It is sometimes difficult to speak up in the workplace, even if we know it affects our own health and safety. For example, think how you might respond in the following dilemmas:

  • You’re new to the job. There’s an apparent defect with the equipment you’re using, though everyone else seems to be using it without issue. Something doesn’t feel right, but should you make a fuss in your first week at work?
  • A good colleague has taken on a second job to meet their financial commitments. When you see them nearly falling asleep whilst operating machinery, you decide to have a quiet word with them. It keeps on happening, but you are finding it hard to report them, even though it could cause an incident.
  • It’s near the end of your shift and everyone is eager to go home as soon as they can. You’ve observed a working practice which seems unsafe to you. If you raise the issue now, it is going to make you unpopular. Should you just keep it to yourself for the time being?

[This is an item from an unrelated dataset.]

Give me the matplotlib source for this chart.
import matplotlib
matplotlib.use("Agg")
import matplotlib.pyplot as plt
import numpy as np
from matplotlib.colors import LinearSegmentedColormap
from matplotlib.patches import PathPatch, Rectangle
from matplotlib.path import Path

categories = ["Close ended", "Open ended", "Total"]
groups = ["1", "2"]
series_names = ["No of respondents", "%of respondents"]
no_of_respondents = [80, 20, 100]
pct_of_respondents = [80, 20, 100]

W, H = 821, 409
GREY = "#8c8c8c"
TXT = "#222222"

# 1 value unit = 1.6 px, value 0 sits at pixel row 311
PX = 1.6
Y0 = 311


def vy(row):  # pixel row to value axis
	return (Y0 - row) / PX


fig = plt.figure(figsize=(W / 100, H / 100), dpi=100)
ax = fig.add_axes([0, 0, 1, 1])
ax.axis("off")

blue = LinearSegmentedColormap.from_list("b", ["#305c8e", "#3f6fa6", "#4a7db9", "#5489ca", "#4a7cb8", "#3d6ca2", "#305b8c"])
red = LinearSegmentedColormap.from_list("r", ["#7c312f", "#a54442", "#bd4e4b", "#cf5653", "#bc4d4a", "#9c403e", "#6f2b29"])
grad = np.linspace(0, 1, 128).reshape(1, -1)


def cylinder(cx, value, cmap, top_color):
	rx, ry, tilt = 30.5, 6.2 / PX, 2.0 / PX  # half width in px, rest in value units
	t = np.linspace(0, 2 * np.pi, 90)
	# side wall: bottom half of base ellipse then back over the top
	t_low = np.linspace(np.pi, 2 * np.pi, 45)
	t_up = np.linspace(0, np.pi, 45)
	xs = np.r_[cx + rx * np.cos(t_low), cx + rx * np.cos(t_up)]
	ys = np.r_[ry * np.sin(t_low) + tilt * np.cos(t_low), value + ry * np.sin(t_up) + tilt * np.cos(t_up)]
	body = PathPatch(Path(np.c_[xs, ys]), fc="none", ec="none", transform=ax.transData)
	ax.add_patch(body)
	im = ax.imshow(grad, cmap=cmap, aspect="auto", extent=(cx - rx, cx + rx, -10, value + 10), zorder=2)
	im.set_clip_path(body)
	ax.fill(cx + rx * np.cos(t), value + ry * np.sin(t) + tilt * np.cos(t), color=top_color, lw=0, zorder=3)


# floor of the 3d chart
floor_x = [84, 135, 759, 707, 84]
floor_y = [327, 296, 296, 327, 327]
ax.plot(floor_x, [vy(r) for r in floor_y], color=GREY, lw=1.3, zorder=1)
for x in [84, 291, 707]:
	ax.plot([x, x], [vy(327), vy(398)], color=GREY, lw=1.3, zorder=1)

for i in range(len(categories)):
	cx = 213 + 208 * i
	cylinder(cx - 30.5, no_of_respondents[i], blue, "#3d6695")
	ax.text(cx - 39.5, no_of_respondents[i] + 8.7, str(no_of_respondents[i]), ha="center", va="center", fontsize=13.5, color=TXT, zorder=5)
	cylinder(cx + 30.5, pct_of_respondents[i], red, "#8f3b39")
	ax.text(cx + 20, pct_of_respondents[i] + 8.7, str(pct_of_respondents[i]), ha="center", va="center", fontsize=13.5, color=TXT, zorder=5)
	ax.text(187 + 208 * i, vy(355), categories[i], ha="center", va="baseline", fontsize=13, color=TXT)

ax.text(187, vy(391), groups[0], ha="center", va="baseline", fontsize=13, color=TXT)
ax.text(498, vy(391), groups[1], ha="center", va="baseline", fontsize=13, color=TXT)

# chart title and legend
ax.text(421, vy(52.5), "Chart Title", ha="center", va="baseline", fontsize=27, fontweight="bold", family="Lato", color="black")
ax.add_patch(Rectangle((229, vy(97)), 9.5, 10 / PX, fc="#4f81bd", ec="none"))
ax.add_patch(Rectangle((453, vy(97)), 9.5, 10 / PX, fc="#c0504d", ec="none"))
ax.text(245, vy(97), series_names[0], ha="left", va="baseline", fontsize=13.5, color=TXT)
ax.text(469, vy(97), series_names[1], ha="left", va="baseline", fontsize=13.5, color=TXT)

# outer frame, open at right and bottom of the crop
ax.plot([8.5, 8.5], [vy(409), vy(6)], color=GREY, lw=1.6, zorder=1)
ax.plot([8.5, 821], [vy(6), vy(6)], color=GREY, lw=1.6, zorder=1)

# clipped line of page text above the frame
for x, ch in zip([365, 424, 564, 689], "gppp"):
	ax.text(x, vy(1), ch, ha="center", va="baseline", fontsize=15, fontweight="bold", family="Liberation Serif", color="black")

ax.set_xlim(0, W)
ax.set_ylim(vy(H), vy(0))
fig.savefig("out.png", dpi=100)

In all these scenarios, many people would argue there is a reportable safety issue that should be tackled there and then. Yet social or peer pressure can stop us doing what we think is the right thing.

A safe place to talk: using CIRAS to speak up
Is there something you would like to bring up at work, but are afraid of the potential consequences? If you don’t feel confident that it is safe to speak up about health or safety in the workplace, CIRAS is here to listen. You can always report to us in complete confidence knowing that your identity will always be protected. There have never been any confidentiality breaches.

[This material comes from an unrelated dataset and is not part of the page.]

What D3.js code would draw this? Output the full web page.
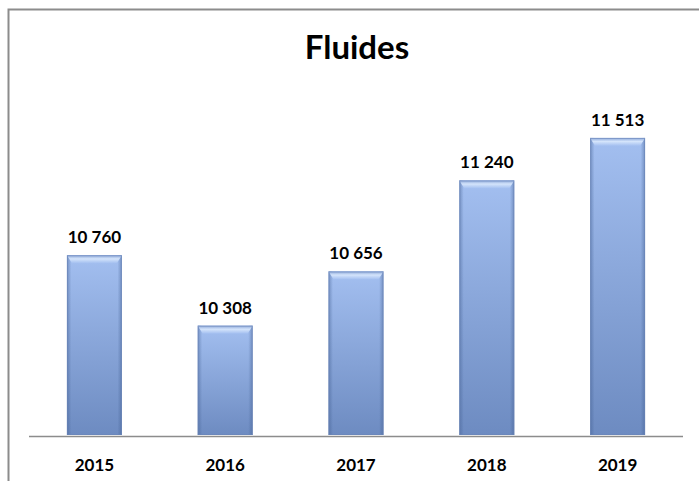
<!DOCTYPE html>
<html><head><meta charset="utf-8">
<script src="https://cdn.jsdelivr.net/npm/d3@7"></script>
<style>body{margin:0;background:#fff}svg{display:block}</style>
</head><body>
<svg id="c" width="699" height="481"></svg>
<script>
const categories = ["2015","2016","2017","2018","2019"];
const values = [10760, 10308, 10656, 11240, 11513];
const valueLabels = ["10 760","10 308","10 656","11 240","11 513"];
const title = "Fluides";

const svg = d3.select("#c");
const font = "Lato, 'Open Sans', sans-serif";

// frame (chart area border, cropped at right/bottom)
svg.append("path").attr("d","M8.5,481 V9.5 H699")
  .attr("fill","none").attr("stroke","#8c8c8c").attr("stroke-width",2);

const x = d3.scaleBand().domain(categories).range([29,683]).padding(0);
const y = d3.scaleLinear().domain([9600,12000]).range([436,62]);
const bw = x.bandwidth()*0.42;

const defs = svg.append("defs");
const gv = defs.append("linearGradient").attr("id","gv").attr("x1",0).attr("y1",0).attr("x2",0).attr("y2",1);
gv.append("stop").attr("offset","0%").attr("stop-color","#a3bff0");
gv.append("stop").attr("offset","100%").attr("stop-color","#6d8bc1");
const gh = defs.append("linearGradient").attr("id","gh").attr("x1",0).attr("y1",0).attr("x2",1).attr("y2",0);
gh.append("stop").attr("offset","0%").attr("stop-color","#3d5a8c").attr("stop-opacity",0.45);
gh.append("stop").attr("offset","8%").attr("stop-color","#3d5a8c").attr("stop-opacity",0.0);
gh.append("stop").attr("offset","92%").attr("stop-color","#3d5a8c").attr("stop-opacity",0.0);
gh.append("stop").attr("offset","100%").attr("stop-color","#3d5a8c").attr("stop-opacity",0.45);
const gt = defs.append("linearGradient").attr("id","gt").attr("x1",0).attr("y1",0).attr("x2",0).attr("y2",1);
gt.append("stop").attr("offset","0%").attr("stop-color","#8aa6d8");
gt.append("stop").attr("offset","45%").attr("stop-color","#d4e4fb");
gt.append("stop").attr("offset","100%").attr("stop-color","#a3bff0");

const g = svg.append("g");
categories.forEach((c,i)=>{
  const x0 = x(c)+(x.bandwidth()-bw)/2, yt = y(values[i]), h = y(9600)-yt - 1;
  g.append("rect").attr("x",x0).attr("y",yt).attr("width",bw).attr("height",h).attr("fill","url(#gv)");
  g.append("rect").attr("x",x0).attr("y",yt).attr("width",bw).attr("height",h).attr("fill","url(#gh)");
  // top bevel
  g.append("path").attr("d",`M${x0},${yt} H${x0+bw} L${x0+bw-5},${yt+8} H${x0+5} Z`).attr("fill","url(#gt)");
  g.append("rect").attr("x",x0+0.5).attr("y",yt+0.5).attr("width",bw-1).attr("height",h-1)
    .attr("fill","none").attr("stroke","#6a86b8").attr("stroke-opacity",0.6);
  svg.append("text").attr("x",x(c)+x.bandwidth()/2).attr("y",yt-12)
    .attr("text-anchor","middle").attr("font-family",font).attr("font-weight","bold")
    .attr("font-size",17).attr("fill","#000").text(valueLabels[i]);
});

// axis
const ax = svg.append("g").attr("transform","translate(0,436)")
  .call(d3.axisBottom(x).tickSize(0).tickPadding(0));
ax.select(".domain").attr("stroke","#8c8c8c").attr("stroke-width",1.5).attr("d","M29,0.5H683");
ax.selectAll("text").attr("font-family",font).attr("font-weight","bold").attr("font-size",17)
  .attr("fill","#000").attr("dy",0).attr("y",35);

svg.append("text").attr("x",357).attr("y",59).attr("text-anchor","middle")
  .attr("font-family",font).attr("font-weight","bold").attr("font-size",33).attr("fill","#000").text(title);
</script>
</body></html>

Speaking up in tough environments
There are many situations where speaking up could improve health and safety. This isn’t always easy, so here are some tips for overcoming the barriers:

  • Don’t be afraid of raising a concern just because you are new to the job. The chances are that others feel the same.
  • The taboo against ‘grassing somebody up’ may need to be broken to help someone do their job more safely. They may end up thanking you for it.
  • If you’re finding your concern falls on deaf ears, or it is proving too much of a challenge to raise internally, report to CIRAS.


Rosa Carillo.

To speak up we need a new kind of safety: Psychological safety

A new concept called ‘psychological safety’ can help us understand why we may not feel able to bring up health and safety concerns in the workplace. We talked to Leadership and Team Development Consultant, Rosa Carrillo, to find out more about the right conditions for speaking up in the workplace. She explains what the term ‘psychological safety’ means and how relationships play a key role in creating the trust necessary for it to happen.

So, what is psychological safety?
The term ‘psychological safety’ describes the condition that needs to exist in the workplace for people to speak out or admit a mistake without fear of losing face.

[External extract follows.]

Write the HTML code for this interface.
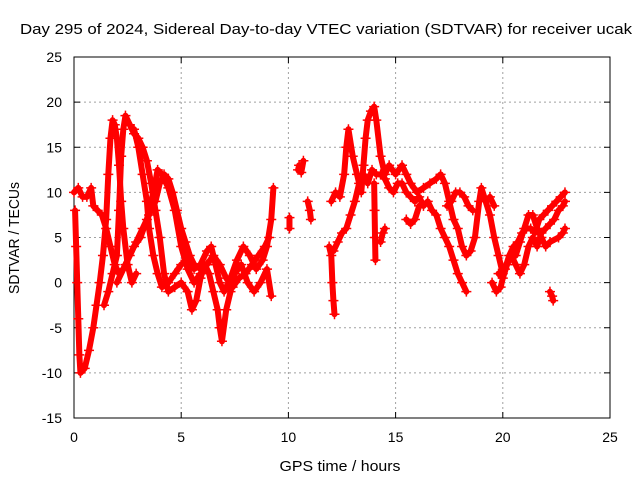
<!DOCTYPE html>
<html><head><meta charset="utf-8"><style>
body{margin:0;background:#fff}
svg{display:block;font-family:"Liberation Sans",Arial,sans-serif}
</style></head><body>
<svg id="chart" width="640" height="480" viewBox="0 0 640 480">
<rect width="640" height="480" fill="#fff"/>
<text x="326" y="34" text-anchor="middle" font-size="15" textLength="612" lengthAdjust="spacingAndGlyphs" fill="#000">Day 295 of 2024, Sidereal Day-to-day VTEC variation (SDTVAR) for receiver ucak</text>
<g id="grid"></g>
<g id="axes"></g>
<g id="marks"></g>
<text x="340" y="471" text-anchor="middle" font-size="15" textLength="121" lengthAdjust="spacingAndGlyphs">GPS time / hours</text>
<text transform="translate(19,238) rotate(-90)" text-anchor="middle" font-size="15" textLength="112" lengthAdjust="spacingAndGlyphs">SDTVAR / TECUs</text>
</svg>
<script>
const xTicks=[0,5,10,15,20,25];
const yTicks=[-15,-10,-5,0,5,10,15,20,25];
const track1=[[0,10],[0.2,10.5],[0.4,9.5],[0.6,9.5],[0.8,10.5],[0.9,8.5],[1.1,8],[1.3,7.5],[1.5,6],[1.7,4],[1.9,2],[2.1,1],[2.3,1.5],[2.6,3],[2.9,4.5],[3.2,6],[3.5,7.5],[3.8,9],[4.0,11],[4.2,12],[4.4,11.5],[4.6,10],[4.8,8],[5.0,6],[5.2,4.5],[5.4,3],[5.6,2],[5.9,1.5],[6.2,2],[6.5,3],[6.8,2],[7.1,0.5],[7.4,-0.5],[7.7,0.5],[8.0,1],[8.3,2],[8.6,3],[8.9,4],[9.1,5]];
const track2=[[0.05,8],[0.1,4],[0.15,0],[0.2,-4],[0.25,-8],[0.3,-10],[0.5,-9.5],[0.7,-7.5],[0.9,-5],[1.05,-2.5],[1.2,0],[1.35,3],[1.5,7],[1.6,12],[1.7,16],[1.8,18],[1.9,17.5],[2.0,16],[2.1,13],[2.2,9],[2.3,6],[2.5,2],[2.7,0],[2.9,1]];
const track3=[[1.4,-2.5],[1.6,-1],[1.8,1],[2.0,3],[2.1,8],[2.2,14],[2.3,17],[2.4,18.5],[2.6,17.5],[2.8,16.5],[3.0,16],[3.2,15],[3.4,13.5],[3.6,11],[3.8,8],[4.0,5],[4.2,1],[4.4,-1],[4.7,-0.5],[5.0,0],[5.3,-1],[5.5,-3],[5.7,-2],[5.9,0.5],[6.1,2],[6.3,1],[6.5,-1],[6.7,-3],[6.8,-5],[6.9,-6.5],[7.1,-3],[7.3,-1],[7.5,1],[7.8,2],[8.1,0],[8.4,-1],[8.7,0],[9.0,1.5],[9.2,-1.5]];
const track4=[[2.8,17],[3.0,15],[3.2,12],[3.4,9],[3.5,6],[3.7,3],[3.9,1],[4.1,-0.5],[4.4,0],[4.7,1],[5.0,2],[5.3,2.5],[5.6,1.5],[5.9,2],[6.2,3.5],[6.4,4],[6.6,2],[6.8,0],[7.0,-1],[7.3,0.5],[7.6,2.5],[7.9,4],[8.2,3],[8.5,1.5],[8.8,2.5],[9.0,4],[9.2,7],[9.3,10.5]];
const track5=[[2.0,0],[2.4,2],[2.8,4],[3.1,5],[3.4,7],[3.7,10],[3.9,12.5],[4.1,12],[4.4,10.5],[4.7,8],[5.0,4],[5.3,1.5],[5.6,0],[5.9,1],[6.2,2]];
const track6=[[10.05,7.2],[10.05,6]];
const track7=[[10.45,12.5],[10.5,13],[10.6,12.2],[10.7,13.5]];
const track8=[[10.9,9],[11.0,8],[11.05,7]];
const track9=[[11.9,4],[12.0,3],[12.05,0],[12.1,-2],[12.15,-3.5]];
const track10=[[12.1,3.5],[12.3,4.5],[12.5,5.5],[12.7,6],[12.9,7.5],[13.1,9],[13.3,11],[13.5,12],[13.7,11],[13.9,12.5],[14.1,12],[14.3,12],[14.5,11.5],[14.7,10.5],[14.9,10],[15.1,11],[15.3,11],[15.5,10],[15.7,9.5],[15.9,9],[16.1,9.5],[16.3,8.5],[16.5,9],[16.7,8],[16.9,7.5],[17.1,6],[17.3,5],[17.5,4],[17.7,2.5],[17.9,1],[18.1,0],[18.3,-1]];
const track11=[[12.0,9],[12.2,10],[12.4,9.5],[12.6,12],[12.7,15],[12.8,17],[13.0,14],[13.2,12],[13.4,10],[13.5,13],[13.6,16],[13.7,18],[13.85,19],[14.0,19.5],[14.1,18],[14.3,14],[14.5,12],[14.7,13],[15.0,12],[15.3,13],[15.5,12],[15.7,11],[16.0,10],[16.3,10.5],[16.6,11],[16.9,11.5],[17.1,12],[17.3,11],[17.5,9],[17.7,7],[17.9,6],[18.1,4],[18.3,3],[18.5,3.5],[18.7,5],[18.9,9],[19.0,10.5],[19.2,9],[19.4,7.5],[19.6,5],[19.8,3],[20.0,1]];
const track12=[[14.0,11],[14.02,8],[14.04,5],[14.06,2.5]];
const track13=[[14.3,4.5],[14.4,5.5],[14.5,6]];
const track14=[[15.5,7],[15.7,6.5],[15.9,7],[16.1,8.5]];
const track15=[[17.4,8.5],[17.6,9],[17.8,10],[18.0,10],[18.2,9.5],[18.4,8.5],[18.6,8]];
const track16=[[19.2,9],[19.4,9.5],[19.6,8.5]];
const track17=[[19.5,0],[19.7,-1],[19.9,-0.5],[20.1,1.5],[20.3,3],[20.5,4],[20.7,4.5],[20.9,5.5],[21.1,6],[21.3,6],[21.5,5.5],[21.7,7],[21.9,7.5],[22.1,8],[22.3,8.5],[22.5,9],[22.7,9.5],[22.9,10]];
const track18=[[19.8,1],[20.0,0.5],[20.2,2],[20.4,3],[20.6,2],[20.8,1],[21.0,2],[21.2,4],[21.4,5],[21.6,4],[21.8,5.5],[22.0,6],[22.2,6.5],[22.4,7],[22.6,8],[22.8,8.5],[22.9,9]];
const track19=[[20.6,3],[20.8,4.5],[21.0,6],[21.2,7.5],[21.4,7.5],[21.6,6],[21.8,5],[22.0,4],[22.2,4.5],[22.6,5],[22.8,5.5],[22.9,6]];
const track20=[[22.2,-1],[22.3,-1.5],[22.35,-2]];
const tracks=[track1,track2,track3,track4,track5,track6,track7,track8,track9,track10,track11,track12,track13,track14,track15,track16,track17,track18,track19,track20];

const X0=74,X1=610,Y0=418,Y1=57,xmin=0,xmax=25,ymin=-15,ymax=25;
const xs=v=>X0+(v-xmin)/(xmax-xmin)*(X1-X0);
const ys=v=>Y0-(v-ymin)/(ymax-ymin)*(Y0-Y1);
const NS="http://www.w3.org/2000/svg";
function mk(tag,attrs,parent){const e=document.createElementNS(NS,tag);for(const k in attrs)e.setAttribute(k,attrs[k]);parent.appendChild(e);return e;}
const grid=document.getElementById('grid'),axes=document.getElementById('axes'),marks=document.getElementById('marks');
xTicks.forEach(t=>{
  const x=xs(t);
  if(t>xmin&&t<xmax){const g=mk('line',{x1:x,x2:x,y1:Y1,y2:Y0,stroke:'#a0a0a0','stroke-dasharray':'2,3'},grid);
  
  }
  mk('line',{x1:x,x2:x,y1:Y0,y2:Y0-6,stroke:'#000'},axes);
  mk('line',{x1:x,x2:x,y1:Y1,y2:Y1+6,stroke:'#000'},axes);
  const l=mk('text',{x:x,y:Y0+24,'text-anchor':'middle','font-size':'14'},axes);l.textContent=t;
  
  
});
yTicks.forEach(t=>{
  const y=ys(t);
  if(t>ymin&&t<ymax){const g=mk('line',{x1:X0,x2:X1,y1:y,y2:y,stroke:'#a0a0a0','stroke-dasharray':'2,3'},grid);
  
  }
  mk('line',{x1:X0,x2:X0+6,y1:y,y2:y,stroke:'#000'},axes);
  mk('line',{x1:X1,x2:X1-6,y1:y,y2:y,stroke:'#000'},axes);
  const l=mk('text',{x:X0-12,y:y+5,'text-anchor':'end','font-size':'14'},axes);l.textContent=t;
  
  
});
const fr=mk('rect',{x:X0,y:Y1,width:X1-X0,height:Y0-Y1,fill:'none',stroke:'#000'},axes);


tracks.forEach((tr,i)=>{
  const pl=mk('polyline',{points:tr.map(p=>xs(p[0])+','+ys(p[1])).join(' '),fill:'none',stroke:'#f00','stroke-width':6,'stroke-linejoin':'round','stroke-linecap':'round'},marks);
  
  
  tr.forEach(p=>{
    const x=xs(p[0]),y=ys(p[1]);
    const m=mk('path',{d:`M${x-5},${y}h10M${x},${y-5}v10`,stroke:'#f00','stroke-width':1.5},marks);
    
    
  });
});
</script>
</body></html>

Does it have roots in the past?
Yes. In fact, our hunter-gatherer ancestors had to worry about how they were perceived because it had life or death consequences. Thousands of years ago, our anxiety about social interaction had a survival purpose. For example, the fear of ostracism was connected to the fear of being cast out from the tribe and dying as a result. Today, we can still get caught in that fight, freeze or flight mode and it can affect our decisions. We might be hesitant to tell the boss we need more time to do a job, so we rush to finish. Later, when things go wrong, we find out we could have got an extension.

Can policies or training create the right conditions for people to speak up?
No. Getting people to speak up to power or approach a peer doing a job unsafely is not going to happen through policies or training. Leaders are the only ones who can change the system by setting up expectations for both speaking up and valuing other perspectives.

What does the neuroscience say?
It says that the human need for relationship, belonging and inclusion is as strong as the need for food and shelter. Scientists can see from brain scans that our brains perceive being socially isolated as a threat to life. Our need to belong and be accepted is so strong that we will hide our real thoughts, feelings or needs. Traditionally, we call this ‘saving face’.

What does ‘saving face’ mean in terms of workplace behaviours?
We do it for ourselves when we don’t ask a question because everyone else in the room seems to know what something means. We also do it for others when we don’t question them if we think they are making a mistake. We don’t want to embarrass them. This is also a big reason some people retaliate or get angry when they are told about a mistake. Their natural instinct is to feel a loss of face that could threaten their standing in the community.

Is our need to save face necessarily a problem?
Yes. The need to save face is a response to mistrust and fear of retaliation. This drives people to hide information and prevents important safety lessons from being learned from mistakes, close calls or near misses.

Could the quality of relationships hold the key to speaking up?
Yes. People rely on them for validation, emotional support and ultimately, survival. It is in the context of relationships that listening takes place. People can tell when you’re not listening to them. But by listening well, people know that you respect them. It is in these conditions that they feel most able to speak up – that is important and counts for something.